Bega Cheese says fierce competition and diminishing milk supply has curdled its full-year result, but insists a processing overhaul has improved its prospects in the face of further industry challenges.
Tighter milk margins and higher finance and depreciation costs drove net profit down by 59 per cent to $11.8 million, even as the dairy producer increased revenue 13 per cent to $1.42 billion on a record milk intake of 1.06 billion litres.
Bega says the 3.0 per cent full-year earnings decline to $89.5 million reflected one-off acquisition costs related to the Koroit facility in western Victoria and the closure of its Coburg plant in Melbourne.
The company said its processing network reset, however, has positioned it as major retailer of butter, milk powders and other specialist milk powder blends, while the launch of gluten-free Vegemite and the Bega Simply Nuts peanut butter range in FY19 also helped boost revenue.
«We look at our prospects in a longer-term perspective, as we transition from a supply business to a market and customer business,» chief executive Paul van Heerwaarden told AAP.
«We started this process a couple of years ago … and as opportunities (to ad products) present themselves we will continue to look at them.»
Mr van Heerwaarden said he expected the industry to further contract in the year ahead, with the ACCC already examining the proposed sale of Lions Tasmanian cheese operations to Saputo.
Bega said its underlying earnings increased to a record $115.4 million for the 12 months to June 30, in line with recent guidance, and an increase of 5.0 per cent over the prior year.
Shares in the company rose on the results and had climbed by 7.24 per cent to $4.075 by 1350 AEST, still down 46 per cent on $7.66 a year ago
Bega acting chairman Max Roberts noted production conditions had been ravaged by the ongoing east-coast drought.
«(This year) will go down in history as one of the most difficult dairy farming years ever experienced,» Mr Roberts said on Wednesday.
«The one in one hundred-year drought, extremely high grain, hay and water prices and continually suppressed retail selling prices for our quality dairy products has really tested the strength and resilience of our dairy suppliers, their families and the communities in which they operate.»
Mr Roberts said FY19 had also created intense competition for the diminishing available milk pool, though he said the company’s $38 million advance to suppliers via the Bega Supplier Premium and related supply agreements should ease some of the pressure into FY20.
Bega’s cost of sales for the year increased by 15 per cent to $1.13 billion, while financing costs nearly doubled to $20.4 million and the closure of the Coburg plant in February resulted in a further $4.9 million hit.
«It was difficult for those affected but this rationalisation was essential,» Mr Roberts said.
Administration costs and distribution expenses were also higher.

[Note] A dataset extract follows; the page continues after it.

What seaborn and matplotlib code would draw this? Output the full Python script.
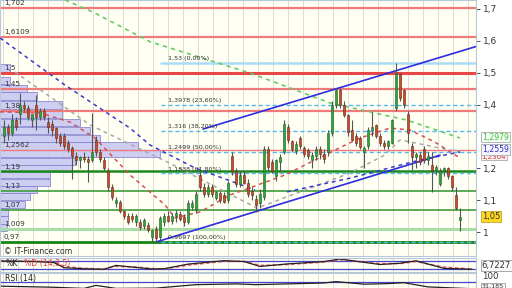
import numpy as np
import pandas as pd
import matplotlib
matplotlib.use("Agg")
import matplotlib.pyplot as plt
import seaborn as sns

# ---------------- data ----------------
opens = [1.30,1.33,1.31,1.35,1.37,1.40,1.39,1.35,1.40,1.36,1.38,1.345,1.34,1.326,1.30,1.30,1.28,1.265,1.24,1.225,
         1.235,1.23,1.226,1.29,1.25,1.226,1.19,1.14,1.09,1.095,1.065,1.05,1.05,1.03,1.03,1.02,1.022,0.985,1.01,0.985,
         1.03,1.05,1.035,1.05,1.055,1.047,1.03,1.08,1.07,1.18,1.14,1.12,1.14,1.107,1.122,1.115,1.10,1.24,1.19,1.15,
         1.18,1.155,1.13,1.105,1.09,1.11,1.26,1.22,1.175,1.22,1.25,1.33,1.285,1.255,1.295,1.265,1.257,1.226,1.24,1.26,
         1.245,1.25,1.31,1.40,1.446,1.40,1.367,1.32,1.30,1.295,1.25,1.27,1.32,1.335,1.30,1.28,1.27,1.28,1.39,1.495,
         1.446,1.37,1.27,1.235,1.242,1.26,1.225,1.21,1.195,1.15,1.19,1.20,1.175,1.116,1.038]
highs = [1.35,1.34,1.37,1.36,1.435,1.41,1.40,1.37,1.43,1.39,1.39,1.36,1.35,1.33,1.31,1.31,1.29,1.27,1.25,1.24,
         1.25,1.24,1.373,1.30,1.26,1.235,1.20,1.15,1.11,1.10,1.07,1.06,1.06,1.055,1.04,1.045,1.03,1.01,1.02,1.05,
         1.06,1.065,1.06,1.07,1.065,1.055,1.10,1.10,1.13,1.19,1.155,1.15,1.15,1.13,1.13,1.125,1.16,1.25,1.20,1.19,
         1.19,1.165,1.14,1.115,1.135,1.27,1.27,1.23,1.23,1.245,1.35,1.34,1.29,1.285,1.30,1.27,1.265,1.25,1.27,1.27,
         1.26,1.32,1.41,1.452,1.452,1.41,1.37,1.35,1.31,1.30,1.27,1.33,1.377,1.34,1.31,1.29,1.29,1.355,1.53,1.50,
         1.45,1.38,1.28,1.25,1.25,1.27,1.25,1.25,1.21,1.20,1.205,1.205,1.18,1.14,1.075]
lows = [1.28,1.29,1.30,1.32,1.34,1.38,1.35,1.33,1.32,1.35,1.35,1.31,1.30,1.28,1.27,1.26,1.25,1.165,1.21,1.20,
        1.22,1.157,1.22,1.24,1.22,1.19,1.13,1.10,1.08,1.06,1.04,1.025,1.03,1.02,1.005,1.01,1.00,0.9697,0.9697,0.975,
        1.02,1.03,1.025,1.03,1.035,1.02,1.025,1.07,1.06,1.13,1.11,1.11,1.11,1.10,1.09,1.09,1.09,1.18,1.14,1.14,
        1.15,1.11,1.10,1.063,1.075,1.10,1.19,1.185,1.16,1.19,1.245,1.28,1.25,1.245,1.26,1.235,1.23,1.20,1.225,1.23,
        1.215,1.24,1.30,1.39,1.39,1.36,1.30,1.285,1.27,1.26,1.20,1.26,1.30,1.295,1.27,1.26,1.26,1.275,1.38,1.41,
        1.39,1.28,1.195,1.20,1.21,1.215,1.21,1.125,1.18,1.145,1.175,1.165,1.13,1.07,1.003]
closes = [1.33,1.31,1.35,1.33,1.40,1.39,1.36,1.37,1.36,1.38,1.36,1.33,1.32,1.295,1.28,1.27,1.26,1.24,1.225,1.235,
          1.23,1.22,1.25,1.25,1.23,1.20,1.14,1.11,1.10,1.065,1.05,1.03,1.04,1.05,1.015,1.038,1.006,1.005,0.98,1.045,
          1.05,1.035,1.05,1.06,1.04,1.03,1.09,1.09,1.12,1.14,1.12,1.14,1.12,1.125,1.10,1.095,1.154,1.19,1.15,1.18,
          1.155,1.12,1.115,1.085,1.12,1.26,1.205,1.19,1.225,1.235,1.34,1.29,1.26,1.275,1.27,1.245,1.24,1.242,1.26,1.245,
          1.23,1.31,1.40,1.446,1.40,1.367,1.314,1.29,1.28,1.267,1.265,1.32,1.33,1.30,1.28,1.27,1.285,1.35,1.50,1.42,
          1.40,1.31,1.235,1.245,1.22,1.225,1.24,1.195,1.205,1.19,1.20,1.175,1.14,1.075,1.047]

res_levels = [1.702, 1.6109, 1.5, 1.45, 1.38, 1.2562]
res_labels = ["1,702", "1,6109", "1,5", "1,45", "1,38", "1,2562"]
sup_levels = [1.19, 1.13, 1.07, 1.009, 0.97]
sup_labels = ["1,19", "1,13", "1,07", "1,009", "0,97"]

fib_levels = [1.53, 1.3978, 1.316, 1.2499, 1.1838, 0.9697]
fib_labels = ["1,53 (0,00%)", "1,3978 (23,60%)", "1,316 (38,20%)", "1,2499 (50,00%)",
              "1,1838 (61,80%)", "0,9697 (100,00%)"]

# trend lines (candle index, price)
up_line_x = [49.75, 118]
up_line_y = [1.323, 1.582]
lo_line_x = [38.25, 109]
lo_line_y = [0.9695, 1.241]
desc_dash_x = [-1, 15.25, 31.5, 36.5, 47.75, 62.75]
desc_dash_y = [1.609, 1.461, 1.326, 1.273, 1.201, 1.132]
asc_dash_x = [70.75, 86.5, 104, 114]
asc_dash_y = [1.126, 1.169, 1.226, 1.251]

# dashed curves (candle index, price)
ma_long_x = [15.25, 22.25, 36.5, 61.5, 81.5, 100.75, 114]
ma_long_y = [1.728, 1.69, 1.597, 1.499, 1.405, 1.351, 1.295]
ma_mid_x = [2.75, 21.5, 40.75, 63.25, 86.5, 95.25, 99, 114]
ma_mid_y = [1.502, 1.336, 1.22, 1.075, 1.185, 1.242, 1.289, 1.251]
ma_short_x = [-1, 9, 16.5, 22.75, 31.5, 40.25, 42.75, 49, 56.5, 70.25, 82.75, 89, 96.5, 101.5, 107.75, 114]
ma_short_y = [1.377, 1.374, 1.345, 1.295, 1.179, 1.085, 1.044, 1.063, 1.116, 1.179, 1.257, 1.295, 1.326, 1.32,
              1.282, 1.232]

# volume profile (price bin centre, length in candle units)
prof_price = [1.0135, 1.038, 1.062, 1.087, 1.112, 1.134, 1.155, 1.18, 1.20, 1.222, 1.246, 1.27, 1.293, 1.318,
              1.343, 1.37, 1.398, 1.427, 1.45, 1.475, 1.515]
prof_len = [1.8, 2.0, 2.0, 6.2, 7.5, 9.2, 12.5, 12.5, 18.0, 18.8, 40.0, 34.5, 25.0, 22.5, 20.0, 15.5, 15.5, 9.2, 6.8, 2.5, 2.5]

# oscillators (candle index, value)
stoch_x = [-1, 8, 12.5, 15, 20, 25, 28, 33, 37, 40, 46, 55, 60, 64, 71, 80, 84, 94, 99, 103, 110, 117]
stoch_k = [83, 78, 70, 30, 22, 18, 48, 32, 20, 22, 58, 85, 78, 40, 60, 78, 98, 55, 65, 84, 25, 18]
stoch_d = [80, 80, 74, 40, 25, 20, 40, 36, 24, 20, 50, 80, 80, 48, 55, 74, 92, 62, 62, 78, 35, 20]
rsi_x = [-1, 12, 20, 23, 28, 38, 48, 58, 63, 80, 83, 90, 96, 100, 106, 117]
rsi_v = [45, 38, 30, 50, 30, 32, 55, 60, 55, 66, 75, 58, 62, 68, 40, 28]

# ---------------- drawing ----------------
sns.set_style("white")
plt.rcParams['font.family'] = ['DejaVu Sans']

W, H = 512, 288
fig = plt.figure(figsize=(W / 100, H / 100), dpi=100)
fig.patch.set_facecolor("white")

def axes_px(x0, y0, x1, y1):
    return fig.add_axes([x0 / W, 1 - y1 / H, (x1 - x0) / W, (y1 - y0) / H])

DASH = (0, (2.5, 2.5))
XL = (-1, 118)
ax = axes_px(0, 0, 476, 256)
ax.set_facecolor("#fffff4")
ax.set_xlim(*XL)
ax.set_ylim(0.9247, 1.728)

grid_x = np.arange(-0.25, 118, 3.75)
for gx in grid_x:
    ax.axvline(gx, color="#dcdcd4", lw=0.7, zorder=0)

# volume profile
ax.barh(prof_price, prof_len, height=0.0235, left=XL[0], color="#c9c9f2", edgecolor="#8080d0",
        linewidth=0.6, alpha=0.9, zorder=1)

# horizontal levels
for lv in res_levels:
    lw, col = (2.2, "#e84848") if lv == 1.5 else (1.6, "#f07a7a")
    if lv == 1.2562:
        lw = 1.0
    ax.axhline(lv, color=col, lw=lw, zorder=2)
sup_style = {1.19: (1.8, "#1b8a1b"), 1.13: (1.2, "#3c9c3c"), 1.07: (1.2, "#3c9c3c"),
             1.009: (2.2, "#a8dca8"), 0.97: (2.0, "#158515")}
for lv in sup_levels:
    lw, col = sup_style[lv]
    ax.axhline(lv, color=col, lw=lw, zorder=2)

fx0 = 39.25
for lv, lab in zip(fib_levels, fib_labels):
    if lv == 1.53:
        ax.plot([fx0, XL[1]], [lv, lv], color="#a8dcf8", lw=1.8, zorder=2)
    else:
        ax.plot([fx0, XL[1]], [lv, lv], color="#55bbee", lw=1.0, ls=(0, (3, 2)), zorder=2)
    ax.text(fx0 + 1.8, lv + 0.006, lab, fontsize=4.6, color="#333333", va="bottom", ha="left", zorder=6)

for lv, lab in zip(res_levels + sup_levels, res_labels + sup_labels):
    ax.text(0.0, lv + 0.006, lab, fontsize=5.2, color="#333333", va="bottom", ha="left", zorder=6)

# dashed curves
def dashed(xs, ys, col, lw=1.1):
    sns.lineplot(x=xs, y=ys, ax=ax, color=col, lw=lw, zorder=3, sort=False)
    ax.lines[-1].set_linestyle(DASH)

dashed(ma_long_x, ma_long_y, "#66cc66", 1.2)
dashed(ma_mid_x, ma_mid_y, "#a8a8a8")
dashed(ma_short_x, ma_short_y, "#d85050")
dashed(desc_dash_x, desc_dash_y, "#3a3acc")
dashed(asc_dash_x, asc_dash_y, "#3a3acc")

# trend lines
sns.lineplot(x=up_line_x, y=up_line_y, ax=ax, color="#2c2ce0", lw=1.2, zorder=4)
sns.lineplot(x=lo_line_x, y=lo_line_y, ax=ax, color="#2c2ce0", lw=1.2, zorder=4)

# candles
idx = np.arange(len(closes))
o = np.array(opens); c = np.array(closes); h = np.array(highs); l = np.array(lows)
up = c >= o
ax.vlines(idx, l, h, color="#555555", lw=0.8, zorder=5)
body_b = np.minimum(o, c)
body_h = np.maximum(np.abs(c - o), 0.004)
ax.bar(idx[up], body_h[up], bottom=body_b[up], width=0.7, color="#22aa33", edgecolor="#2a5a2a",
       linewidth=0.4, zorder=5.5)
ax.bar(idx[~up], body_h[~up], bottom=body_b[~up], width=0.7, color="#d04a20", edgecolor="#5a2a1a",
       linewidth=0.4, zorder=5.5)

ax.text(0.0, 0.9395, "© IT-Finance.com", fontsize=5.6, color="#333333", va="center", ha="left", zorder=6)

# right axis
ax.yaxis.tick_right()
ax.set_yticks([1.0, 1.1, 1.2, 1.4, 1.5, 1.6, 1.7])
ax.set_yticklabels(["1", "1,1", "1,2", "1,4", "1,5", "1,6", "1,7"])
ax.tick_params(axis="y", labelsize=6.5, colors="#333333", length=3, width=0.6, pad=2, right=True)
ax.tick_params(axis="x", bottom=False, labelbottom=False)
ax.set_xlabel(""); ax.set_ylabel("")
for s in ax.spines.values():
    s.set_color("#b8c8d8")
    s.set_linewidth(0.8)

def box(a, y_val, txt, fc, ec, tc, fs=5.6):
    a.text(1.012, y_val, txt, transform=a.get_yaxis_transform(), fontsize=fs, color=tc, va="center",
           ha="left", bbox=dict(boxstyle="square,pad=0.12", fc=fc, ec=ec, lw=0.6), zorder=7, clip_on=False)

box(ax, 1.2979, "1,2979", "#f4fff4", "#aaaaaa", "#44bb44")
box(ax, 1.2364, "1,2364", "#fff4f4", "#aaaaaa", "#cc3333", 5.0)
box(ax, 1.2585, "1,2559", "#f4f4ff", "#aaaaaa", "#3333bb")
box(ax, 1.05, "1,05", "#ffd820", "#bbaa33", "#333333", 6)

# stochastic panel
ax2 = axes_px(0, 258, 476, 272)
ax2.set_facecolor("#fffff4")
ax2.set_xlim(*XL)
ax2.set_ylim(-3.4, 105.8)
for gx in grid_x:
    ax2.axvline(gx, color="#dcdcd4", lw=0.7, zorder=0)
ax2.axhline(80, color="#4444cc", lw=0.9)
ax2.axhline(20, color="#4444cc", lw=0.9)
sns.lineplot(x=stoch_x, y=stoch_d, ax=ax2, color="#ee6060", lw=1.1)
ax2.lines[-1].set_linestyle((0, (2.5, 1.5)))
sns.lineplot(x=stoch_x, y=stoch_k, ax=ax2, color="#222222", lw=0.9)
ax2.text(0.3, 98, "%K", fontsize=5.6, color="#222222", va="top", ha="left")
ax2.text(5.0, 98, "%D (14,3,5)", fontsize=5.6, color="#dd4444", va="top", ha="left")
ax2.set_xticks([]); ax2.set_yticks([])
ax2.set_xlabel(""); ax2.set_ylabel("")
for s in ax2.spines.values():
    s.set_color("#b8c8d8"); s.set_linewidth(0.8)
box(ax2, 50, "6,7227", "#f8f8f8", "#999999", "#333333", 6)

# RSI panel
ax3 = axes_px(0, 273, 476, 290)
ax3.set_facecolor("#fffff4")
ax3.set_xlim(*XL)
ax3.set_ylim(19.6, 132)
for gx in grid_x:
    ax3.axvline(gx, color="#dcdcd4", lw=0.7, zorder=0)
ax3.axhline(70, color="#4444cc", lw=0.9)
sns.lineplot(x=rsi_x, y=rsi_v, ax=ax3, color="#222222", lw=0.9)
ax3.text(0.3, 126, "RSI (14)", fontsize=5.6, color="#222222", va="top", ha="left")
ax3.set_xticks([]); ax3.set_yticks([])
ax3.set_xlabel(""); ax3.set_ylabel("")
for s in ax3.spines.values():
    s.set_color("#b8c8d8"); s.set_linewidth(0.8)
ax3.text(1.012, 108, "100", transform=ax3.get_yaxis_transform(), fontsize=6.2, color="#333333",
         va="center", ha="left", clip_on=False)
box(ax3, 47, "31,185", "#f8f8f8", "#999999", "#333333", 4.6)

fig.savefig("out.png", dpi=100, facecolor="white")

Mr van Heerwaarden said milk supply expectations across Europe, the US and New Zealand may result in pricing changes during the second half of FY20, though the company would monitor the market carefully.
Bega chairman Barry Irvin remains on extended leave as he recovers from cancer treatment but Mr van Heerwaarden said he was looking forward to his return for the half-year results after Christmas.
Bega held its final dividend at a fully franked 5.5 cents per share, for a full-year payout of 11.0 cents.
BEGA’S PROFIT DOWN AMID MILK MARKET WOE
* Revenue up 13pct to $1.42bn
* Net profit down 59pct to $11.8m
* Final dividend flat at 5.5 cents, fully franked.